Suda pointed to a partnership in Milton and Edgerton that funnels high school students into industrial “pre-apprenticeships” that include machine operating. That can prepare students in their junior or senior years to enter paid apprenticeship programs the state’s fostering.
“We’re talking average wages of $9 to $10 an hour for high school kids, and it’s on school time,” Dernbach said. “They get paid, they’re graduating from high school, and they’re coming out with a credential. The idea, though, is we’ve got to keep them in Wisconsin.”
Those measures are being combined with a new initiative to market Wisconsin as a hot spot for young people.

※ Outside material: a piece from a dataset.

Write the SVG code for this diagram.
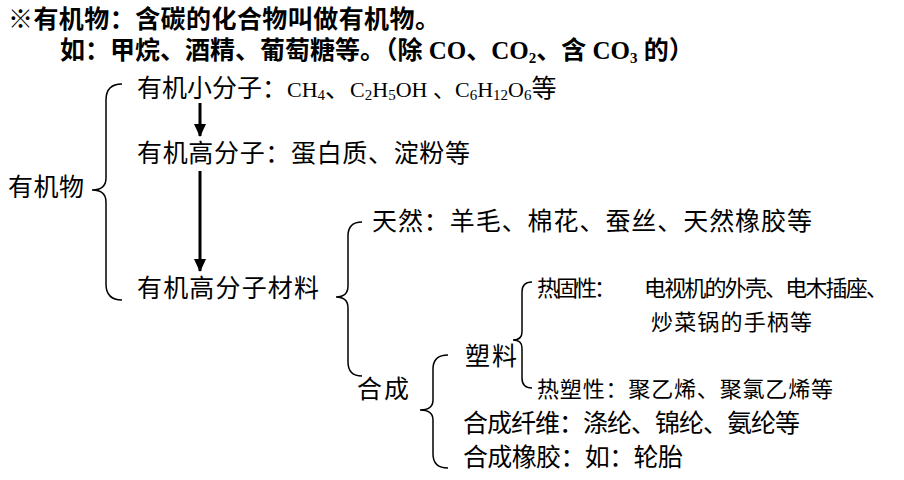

The marketing effort, part of $6 million workforce development bill that Dernbach said Gov. Scott Walker is expected to sign soon, would focus on wooing young workers to move from the Chicago area to Wisconsin.
Suda said at least one local light industry is offering hiring and retention bonuses of as much as $1,000. Others are becoming more amenable to parents working from home.
Some others are taking measures to entice more workers to second and third shifts. At least one Janesville industry is offering wage premiums up to $3 an hour for some late shifts, Suda said.
“That translates to $6,000 more a year. It’s huge. It’s a huge incentive,” she said.
Suda said outside the state’s own steps to boost labor participation, there’s a growing awareness among local companies that they might need to compete harder to get workers.
“They’re looking at benefits and wages. If somebody has worked five years at some place making a given wage and earning a given level of vacation, why would they come to work for me? What can I offer them to make them leave there and come to me?” Suda said.
“That’s where it’s going. A very aggressive competition.”